[GIVEN TASK]: Your job is to retype all of the data word for word, leaving every image out.

[MATERIAL]:

---*---

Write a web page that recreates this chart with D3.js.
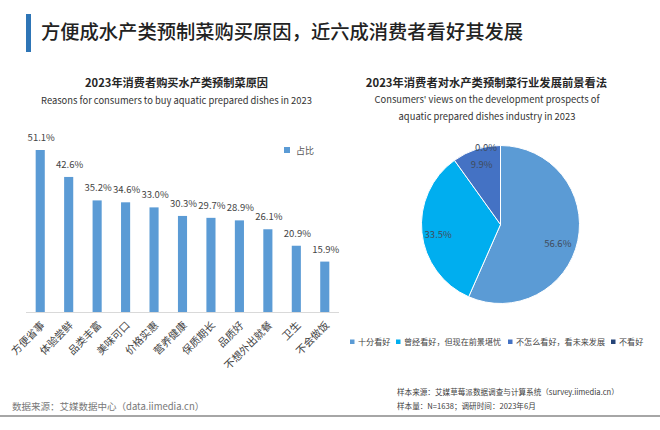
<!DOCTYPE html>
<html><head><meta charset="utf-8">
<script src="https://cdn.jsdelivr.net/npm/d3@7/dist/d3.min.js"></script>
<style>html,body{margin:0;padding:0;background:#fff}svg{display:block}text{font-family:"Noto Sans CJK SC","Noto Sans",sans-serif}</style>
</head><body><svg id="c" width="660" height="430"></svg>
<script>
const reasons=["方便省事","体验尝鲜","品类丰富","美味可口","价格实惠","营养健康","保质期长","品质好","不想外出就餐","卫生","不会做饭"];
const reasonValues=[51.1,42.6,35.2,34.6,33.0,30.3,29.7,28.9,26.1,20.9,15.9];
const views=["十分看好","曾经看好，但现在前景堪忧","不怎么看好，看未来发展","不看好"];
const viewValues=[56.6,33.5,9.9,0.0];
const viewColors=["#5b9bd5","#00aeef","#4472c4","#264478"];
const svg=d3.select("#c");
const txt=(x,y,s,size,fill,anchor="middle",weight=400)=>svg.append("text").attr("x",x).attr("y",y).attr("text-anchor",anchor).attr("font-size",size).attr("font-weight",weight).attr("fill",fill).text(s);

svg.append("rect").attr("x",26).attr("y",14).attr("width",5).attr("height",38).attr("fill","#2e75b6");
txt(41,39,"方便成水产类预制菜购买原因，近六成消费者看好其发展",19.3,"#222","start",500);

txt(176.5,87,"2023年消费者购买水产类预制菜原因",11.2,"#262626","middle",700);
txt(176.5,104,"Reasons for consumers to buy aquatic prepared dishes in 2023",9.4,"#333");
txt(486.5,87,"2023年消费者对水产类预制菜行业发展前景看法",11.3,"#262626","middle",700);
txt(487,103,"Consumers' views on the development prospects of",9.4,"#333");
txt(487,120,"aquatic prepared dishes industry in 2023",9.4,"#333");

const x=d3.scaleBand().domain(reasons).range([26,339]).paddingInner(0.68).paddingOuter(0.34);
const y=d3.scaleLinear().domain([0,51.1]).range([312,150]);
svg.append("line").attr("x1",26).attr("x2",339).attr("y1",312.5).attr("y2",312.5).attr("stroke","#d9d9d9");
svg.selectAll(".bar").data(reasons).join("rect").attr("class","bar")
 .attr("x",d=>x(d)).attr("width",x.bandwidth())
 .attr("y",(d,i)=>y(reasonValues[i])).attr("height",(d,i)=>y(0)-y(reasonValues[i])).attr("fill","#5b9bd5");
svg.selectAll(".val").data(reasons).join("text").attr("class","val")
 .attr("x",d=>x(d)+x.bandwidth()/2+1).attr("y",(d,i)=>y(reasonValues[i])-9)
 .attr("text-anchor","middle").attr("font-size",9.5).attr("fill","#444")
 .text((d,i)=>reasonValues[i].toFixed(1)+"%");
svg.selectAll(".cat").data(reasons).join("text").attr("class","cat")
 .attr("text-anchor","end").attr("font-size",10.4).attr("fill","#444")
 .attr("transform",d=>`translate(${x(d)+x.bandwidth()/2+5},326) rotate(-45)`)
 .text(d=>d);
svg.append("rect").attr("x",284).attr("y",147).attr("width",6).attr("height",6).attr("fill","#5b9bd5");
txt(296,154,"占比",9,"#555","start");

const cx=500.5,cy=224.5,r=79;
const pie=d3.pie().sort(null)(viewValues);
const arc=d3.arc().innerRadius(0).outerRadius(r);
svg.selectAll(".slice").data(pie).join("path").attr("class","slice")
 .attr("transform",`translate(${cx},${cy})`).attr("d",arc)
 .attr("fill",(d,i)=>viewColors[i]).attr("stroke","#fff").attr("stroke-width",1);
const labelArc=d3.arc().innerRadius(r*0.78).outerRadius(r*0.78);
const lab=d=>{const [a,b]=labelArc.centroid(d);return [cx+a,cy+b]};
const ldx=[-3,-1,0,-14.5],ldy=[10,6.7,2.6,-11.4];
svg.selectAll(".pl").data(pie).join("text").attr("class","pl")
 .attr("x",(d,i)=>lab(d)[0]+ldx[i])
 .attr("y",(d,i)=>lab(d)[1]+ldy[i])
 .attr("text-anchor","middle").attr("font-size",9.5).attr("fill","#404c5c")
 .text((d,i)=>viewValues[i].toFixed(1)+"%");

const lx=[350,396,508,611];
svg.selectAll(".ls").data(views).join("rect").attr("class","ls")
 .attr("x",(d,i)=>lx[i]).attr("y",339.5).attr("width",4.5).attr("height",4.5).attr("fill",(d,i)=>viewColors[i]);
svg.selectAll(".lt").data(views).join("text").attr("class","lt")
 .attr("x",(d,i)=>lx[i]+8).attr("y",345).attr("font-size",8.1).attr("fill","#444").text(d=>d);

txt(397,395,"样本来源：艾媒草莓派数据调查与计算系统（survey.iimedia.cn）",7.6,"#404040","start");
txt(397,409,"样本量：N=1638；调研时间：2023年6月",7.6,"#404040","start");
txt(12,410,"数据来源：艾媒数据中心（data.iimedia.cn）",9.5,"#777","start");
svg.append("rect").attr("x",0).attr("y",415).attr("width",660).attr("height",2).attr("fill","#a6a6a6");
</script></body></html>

---*---

[FULL RESPONSE]:
Write a web page that recreates this chart with D3.js.
<!DOCTYPE html>
<html><head><meta charset="utf-8">
<script src="https://cdn.jsdelivr.net/npm/d3@7/dist/d3.min.js"></script>
<style>html,body{margin:0;padding:0;background:#fff}svg{display:block}text{font-family:"Noto Sans CJK SC","Noto Sans",sans-serif}</style>
</head><body><svg id="c" width="660" height="430"></svg>
<script>
const reasons=["方便省事","体验尝鲜","品类丰富","美味可口","价格实惠","营养健康","保质期长","品质好","不想外出就餐","卫生","不会做饭"];
const reasonValues=[51.1,42.6,35.2,34.6,33.0,30.3,29.7,28.9,26.1,20.9,15.9];
const views=["十分看好","曾经看好，但现在前景堪忧","不怎么看好，看未来发展","不看好"];
const viewValues=[56.6,33.5,9.9,0.0];
const viewColors=["#5b9bd5","#00aeef","#4472c4","#264478"];
const svg=d3.select("#c");
const txt=(x,y,s,size,fill,anchor="middle",weight=400)=>svg.append("text").attr("x",x).attr("y",y).attr("text-anchor",anchor).attr("font-size",size).attr("font-weight",weight).attr("fill",fill).text(s);

svg.append("rect").attr("x",26).attr("y",14).attr("width",5).attr("height",38).attr("fill","#2e75b6");
txt(41,39,"方便成水产类预制菜购买原因，近六成消费者看好其发展",19.3,"#222","start",500);

txt(176.5,87,"2023年消费者购买水产类预制菜原因",11.2,"#262626","middle",700);
txt(176.5,104,"Reasons for consumers to buy aquatic prepared dishes in 2023",9.4,"#333");
txt(486.5,87,"2023年消费者对水产类预制菜行业发展前景看法",11.3,"#262626","middle",700);
txt(487,103,"Consumers' views on the development prospects of",9.4,"#333");
txt(487,120,"aquatic prepared dishes industry in 2023",9.4,"#333");

const x=d3.scaleBand().domain(reasons).range([26,339]).paddingInner(0.68).paddingOuter(0.34);
const y=d3.scaleLinear().domain([0,51.1]).range([312,150]);
svg.append("line").attr("x1",26).attr("x2",339).attr("y1",312.5).attr("y2",312.5).attr("stroke","#d9d9d9");
svg.selectAll(".bar").data(reasons).join("rect").attr("class","bar")
 .attr("x",d=>x(d)).attr("width",x.bandwidth())
 .attr("y",(d,i)=>y(reasonValues[i])).attr("height",(d,i)=>y(0)-y(reasonValues[i])).attr("fill","#5b9bd5");
svg.selectAll(".val").data(reasons).join("text").attr("class","val")
 .attr("x",d=>x(d)+x.bandwidth()/2+1).attr("y",(d,i)=>y(reasonValues[i])-9)
 .attr("text-anchor","middle").attr("font-size",9.5).attr("fill","#444")
 .text((d,i)=>reasonValues[i].toFixed(1)+"%");
svg.selectAll(".cat").data(reasons).join("text").attr("class","cat")
 .attr("text-anchor","end").attr("font-size",10.4).attr("fill","#444")
 .attr("transform",d=>`translate(${x(d)+x.bandwidth()/2+5},326) rotate(-45)`)
 .text(d=>d);
svg.append("rect").attr("x",284).attr("y",147).attr("width",6).attr("height",6).attr("fill","#5b9bd5");
txt(296,154,"占比",9,"#555","start");

const cx=500.5,cy=224.5,r=79;
const pie=d3.pie().sort(null)(viewValues);
const arc=d3.arc().innerRadius(0).outerRadius(r);
svg.selectAll(".slice").data(pie).join("path").attr("class","slice")
 .attr("transform",`translate(${cx},${cy})`).attr("d",arc)
 .attr("fill",(d,i)=>viewColors[i]).attr("stroke","#fff").attr("stroke-width",1);
const labelArc=d3.arc().innerRadius(r*0.78).outerRadius(r*0.78);
const lab=d=>{const [a,b]=labelArc.centroid(d);return [cx+a,cy+b]};
const ldx=[-3,-1,0,-14.5],ldy=[10,6.7,2.6,-11.4];
svg.selectAll(".pl").data(pie).join("text").attr("class","pl")
 .attr("x",(d,i)=>lab(d)[0]+ldx[i])
 .attr("y",(d,i)=>lab(d)[1]+ldy[i])
 .attr("text-anchor","middle").attr("font-size",9.5).attr("fill","#404c5c")
 .text((d,i)=>viewValues[i].toFixed(1)+"%");

const lx=[350,396,508,611];
svg.selectAll(".ls").data(views).join("rect").attr("class","ls")
 .attr("x",(d,i)=>lx[i]).attr("y",339.5).attr("width",4.5).attr("height",4.5).attr("fill",(d,i)=>viewColors[i]);
svg.selectAll(".lt").data(views).join("text").attr("class","lt")
 .attr("x",(d,i)=>lx[i]+8).attr("y",345).attr("font-size",8.1).attr("fill","#444").text(d=>d);

txt(397,395,"样本来源：艾媒草莓派数据调查与计算系统（survey.iimedia.cn）",7.6,"#404040","start");
txt(397,409,"样本量：N=1638；调研时间：2023年6月",7.6,"#404040","start");
txt(12,410,"数据来源：艾媒数据中心（data.iimedia.cn）",9.5,"#777","start");
svg.append("rect").attr("x",0).attr("y",415).attr("width",660).attr("height",2).attr("fill","#a6a6a6");
</script></body></html>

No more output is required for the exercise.